Here's my code to do this:
import os, time
from dotenv import load_dotenv
from langchain.document_loaders import DirectoryLoader
from langchain.vectorstores import Chroma
from langchain.indexes import VectorstoreIndexCreator
from langchain.embeddings import HuggingFaceEmbeddings
load_dotenv()
HUGGINGFACEHUB_API_TOKEN = os.getenv('HUGGINGFACEHUB_API_TOKEN')
# Define the parameters of the embedding model
model_name = "sentence-transformers/all-mpnet-base-v2"

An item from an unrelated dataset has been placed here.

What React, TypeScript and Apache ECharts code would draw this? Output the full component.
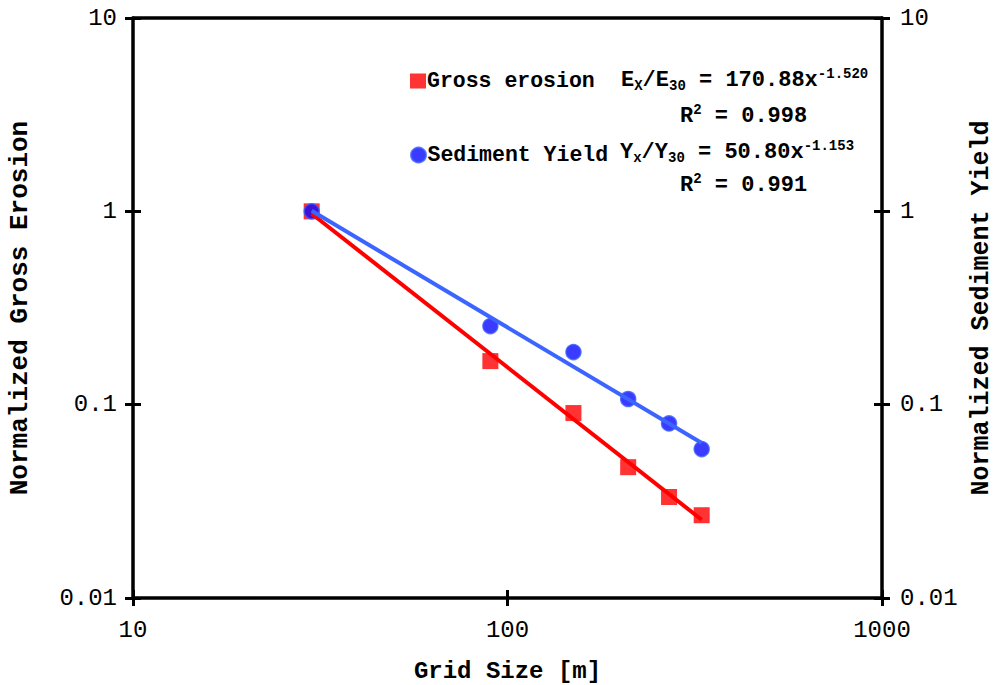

model_kwargs = {'device': 'mps'}
encode_kwargs = {'normalize_embeddings': False}
hf_embeddings = HuggingFaceEmbeddings(
model_name=model_name,
model_kwargs=model_kwargs,
encode_kwargs=encode_kwargs
)
for i in range( len(os.listdir('SOURCE_DOCUMENTS')) + 1):
# Load the document
loader = DirectoryLoader('SOURCE_DOCUMENTS_MD/', glob=f"./{i+1}.md")
docs = loader.load()
# Save to disk
db = Chroma.from_documents(docs, hf_embeddings, persist_directory=f"./DB/{i+1}")
time.sleep(1)
But I find that it creates garbled up vector DB pretty quickly, like after the fifth document.